What you should do:
Select the lines that contain "this" and copy each of them.

BEGIN Record set

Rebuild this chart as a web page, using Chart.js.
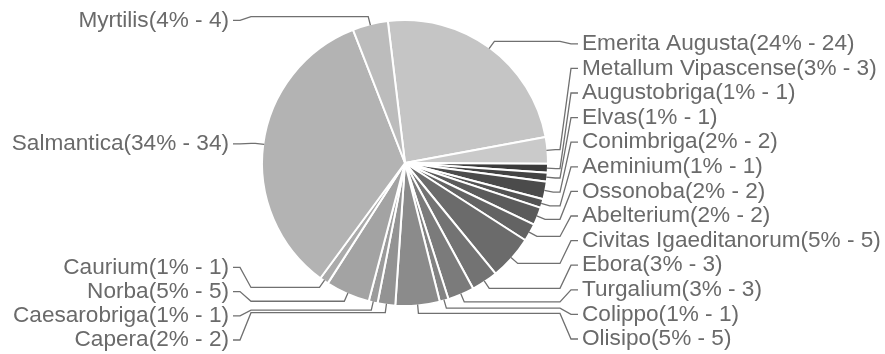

END Record set
BEGIN Record set

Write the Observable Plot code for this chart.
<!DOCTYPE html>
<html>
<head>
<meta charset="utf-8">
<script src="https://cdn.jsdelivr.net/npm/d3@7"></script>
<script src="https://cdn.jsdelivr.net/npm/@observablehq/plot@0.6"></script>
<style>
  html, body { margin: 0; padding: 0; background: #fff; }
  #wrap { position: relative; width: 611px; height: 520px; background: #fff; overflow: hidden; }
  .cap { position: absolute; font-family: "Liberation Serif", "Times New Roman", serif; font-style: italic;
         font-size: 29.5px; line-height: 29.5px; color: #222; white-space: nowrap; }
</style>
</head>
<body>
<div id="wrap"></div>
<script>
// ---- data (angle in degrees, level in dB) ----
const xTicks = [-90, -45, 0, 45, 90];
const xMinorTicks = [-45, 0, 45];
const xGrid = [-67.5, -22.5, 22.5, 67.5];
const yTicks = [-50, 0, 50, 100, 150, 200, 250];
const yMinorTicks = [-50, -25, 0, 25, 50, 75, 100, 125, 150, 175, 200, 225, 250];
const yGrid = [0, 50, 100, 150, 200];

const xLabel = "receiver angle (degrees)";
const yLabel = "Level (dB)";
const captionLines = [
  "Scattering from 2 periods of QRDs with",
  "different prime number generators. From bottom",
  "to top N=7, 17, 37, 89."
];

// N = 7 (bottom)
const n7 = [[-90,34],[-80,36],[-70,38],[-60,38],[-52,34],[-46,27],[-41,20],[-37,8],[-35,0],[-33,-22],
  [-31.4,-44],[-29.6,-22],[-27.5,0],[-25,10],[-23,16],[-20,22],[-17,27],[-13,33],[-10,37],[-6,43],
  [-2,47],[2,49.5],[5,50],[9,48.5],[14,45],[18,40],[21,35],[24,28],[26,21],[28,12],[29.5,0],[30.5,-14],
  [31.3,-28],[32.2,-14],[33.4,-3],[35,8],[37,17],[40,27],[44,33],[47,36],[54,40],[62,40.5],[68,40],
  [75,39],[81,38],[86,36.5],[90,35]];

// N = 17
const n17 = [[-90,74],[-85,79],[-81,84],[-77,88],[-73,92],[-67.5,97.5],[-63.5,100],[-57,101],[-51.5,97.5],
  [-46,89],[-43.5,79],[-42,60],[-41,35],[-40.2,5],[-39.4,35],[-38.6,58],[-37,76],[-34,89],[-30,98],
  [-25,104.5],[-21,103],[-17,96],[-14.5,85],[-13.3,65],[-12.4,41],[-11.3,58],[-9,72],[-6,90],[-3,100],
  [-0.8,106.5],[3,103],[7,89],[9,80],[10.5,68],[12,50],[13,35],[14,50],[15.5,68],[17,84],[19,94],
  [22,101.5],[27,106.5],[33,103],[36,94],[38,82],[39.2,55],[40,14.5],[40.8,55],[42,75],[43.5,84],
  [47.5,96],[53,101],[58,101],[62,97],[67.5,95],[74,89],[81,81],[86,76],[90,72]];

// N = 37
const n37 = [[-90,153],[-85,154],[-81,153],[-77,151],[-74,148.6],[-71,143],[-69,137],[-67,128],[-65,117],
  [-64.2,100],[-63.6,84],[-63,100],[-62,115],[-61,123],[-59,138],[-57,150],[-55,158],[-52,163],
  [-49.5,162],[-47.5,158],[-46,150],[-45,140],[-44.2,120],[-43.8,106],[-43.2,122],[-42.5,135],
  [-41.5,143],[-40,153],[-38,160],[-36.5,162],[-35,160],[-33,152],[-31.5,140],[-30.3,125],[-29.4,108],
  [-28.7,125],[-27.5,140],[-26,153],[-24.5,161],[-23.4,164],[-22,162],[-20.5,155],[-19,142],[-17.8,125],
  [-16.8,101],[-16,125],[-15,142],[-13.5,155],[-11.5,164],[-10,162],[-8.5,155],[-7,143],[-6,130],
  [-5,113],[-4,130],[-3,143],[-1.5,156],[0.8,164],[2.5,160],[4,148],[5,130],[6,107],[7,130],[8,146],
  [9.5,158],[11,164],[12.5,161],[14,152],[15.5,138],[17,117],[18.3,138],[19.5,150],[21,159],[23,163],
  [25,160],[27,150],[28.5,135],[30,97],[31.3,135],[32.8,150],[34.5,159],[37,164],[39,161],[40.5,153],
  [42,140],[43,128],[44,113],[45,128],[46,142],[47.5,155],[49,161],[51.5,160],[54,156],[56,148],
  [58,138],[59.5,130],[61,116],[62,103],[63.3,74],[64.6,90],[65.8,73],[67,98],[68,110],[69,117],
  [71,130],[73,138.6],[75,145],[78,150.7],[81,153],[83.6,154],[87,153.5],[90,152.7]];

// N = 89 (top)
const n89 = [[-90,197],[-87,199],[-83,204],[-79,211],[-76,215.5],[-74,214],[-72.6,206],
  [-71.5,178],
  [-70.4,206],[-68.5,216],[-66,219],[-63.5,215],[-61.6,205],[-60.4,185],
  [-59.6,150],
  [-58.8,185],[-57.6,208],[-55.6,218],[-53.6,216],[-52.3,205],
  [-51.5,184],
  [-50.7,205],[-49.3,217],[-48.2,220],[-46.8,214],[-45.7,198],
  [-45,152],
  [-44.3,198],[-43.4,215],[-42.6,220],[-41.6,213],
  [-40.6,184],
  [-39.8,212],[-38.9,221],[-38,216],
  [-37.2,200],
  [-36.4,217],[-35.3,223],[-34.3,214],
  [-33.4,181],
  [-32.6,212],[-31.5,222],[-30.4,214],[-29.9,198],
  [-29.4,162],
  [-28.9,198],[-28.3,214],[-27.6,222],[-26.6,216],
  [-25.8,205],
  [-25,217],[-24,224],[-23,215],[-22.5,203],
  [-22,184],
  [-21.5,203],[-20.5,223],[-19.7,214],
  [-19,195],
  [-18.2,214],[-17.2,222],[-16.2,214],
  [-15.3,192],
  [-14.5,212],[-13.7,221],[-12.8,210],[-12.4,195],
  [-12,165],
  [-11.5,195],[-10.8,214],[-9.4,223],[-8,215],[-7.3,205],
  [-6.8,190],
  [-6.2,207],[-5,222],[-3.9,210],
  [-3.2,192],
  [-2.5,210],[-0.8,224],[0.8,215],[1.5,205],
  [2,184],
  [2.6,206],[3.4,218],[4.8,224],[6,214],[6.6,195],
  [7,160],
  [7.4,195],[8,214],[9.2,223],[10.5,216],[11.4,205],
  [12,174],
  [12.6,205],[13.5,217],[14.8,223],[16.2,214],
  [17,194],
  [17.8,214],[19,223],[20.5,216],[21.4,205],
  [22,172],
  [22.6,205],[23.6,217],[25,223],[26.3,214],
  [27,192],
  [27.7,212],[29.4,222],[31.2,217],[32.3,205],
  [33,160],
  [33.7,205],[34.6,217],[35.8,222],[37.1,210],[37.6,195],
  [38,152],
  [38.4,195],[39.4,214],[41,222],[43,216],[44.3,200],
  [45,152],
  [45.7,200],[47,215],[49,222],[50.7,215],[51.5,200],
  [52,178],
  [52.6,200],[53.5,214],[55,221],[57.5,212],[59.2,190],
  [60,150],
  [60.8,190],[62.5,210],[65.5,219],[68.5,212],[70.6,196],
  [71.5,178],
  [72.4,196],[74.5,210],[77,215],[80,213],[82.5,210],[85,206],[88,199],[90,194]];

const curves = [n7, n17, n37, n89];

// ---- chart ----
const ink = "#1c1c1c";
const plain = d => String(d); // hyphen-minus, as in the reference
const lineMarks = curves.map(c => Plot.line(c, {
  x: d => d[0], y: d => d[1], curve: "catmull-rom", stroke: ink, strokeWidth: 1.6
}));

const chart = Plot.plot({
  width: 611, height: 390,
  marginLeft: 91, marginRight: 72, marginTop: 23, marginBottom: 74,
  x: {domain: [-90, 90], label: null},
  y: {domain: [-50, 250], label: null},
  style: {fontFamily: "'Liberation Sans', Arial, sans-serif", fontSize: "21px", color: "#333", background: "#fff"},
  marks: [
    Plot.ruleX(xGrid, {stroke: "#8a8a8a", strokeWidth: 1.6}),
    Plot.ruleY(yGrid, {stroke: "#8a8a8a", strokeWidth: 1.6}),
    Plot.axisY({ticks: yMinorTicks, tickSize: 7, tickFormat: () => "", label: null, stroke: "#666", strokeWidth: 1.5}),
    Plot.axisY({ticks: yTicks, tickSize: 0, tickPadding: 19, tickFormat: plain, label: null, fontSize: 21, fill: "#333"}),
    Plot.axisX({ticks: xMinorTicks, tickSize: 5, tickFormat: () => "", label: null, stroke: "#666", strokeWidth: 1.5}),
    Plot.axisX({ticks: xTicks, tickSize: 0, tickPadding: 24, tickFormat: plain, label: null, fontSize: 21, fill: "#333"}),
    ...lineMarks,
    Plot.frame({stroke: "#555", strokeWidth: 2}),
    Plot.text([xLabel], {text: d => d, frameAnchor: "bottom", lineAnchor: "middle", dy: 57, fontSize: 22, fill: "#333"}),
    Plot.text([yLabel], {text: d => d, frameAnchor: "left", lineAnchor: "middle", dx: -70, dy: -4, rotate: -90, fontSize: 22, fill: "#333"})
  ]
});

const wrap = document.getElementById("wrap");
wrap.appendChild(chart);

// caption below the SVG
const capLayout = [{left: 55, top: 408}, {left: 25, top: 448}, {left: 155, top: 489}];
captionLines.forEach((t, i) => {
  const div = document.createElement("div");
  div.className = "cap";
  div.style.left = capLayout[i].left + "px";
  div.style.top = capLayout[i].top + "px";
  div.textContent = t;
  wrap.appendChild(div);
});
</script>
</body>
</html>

END Record set

The answer:
Rebuild this chart as a web page, using Chart.js.
Write the Observable Plot code for this chart.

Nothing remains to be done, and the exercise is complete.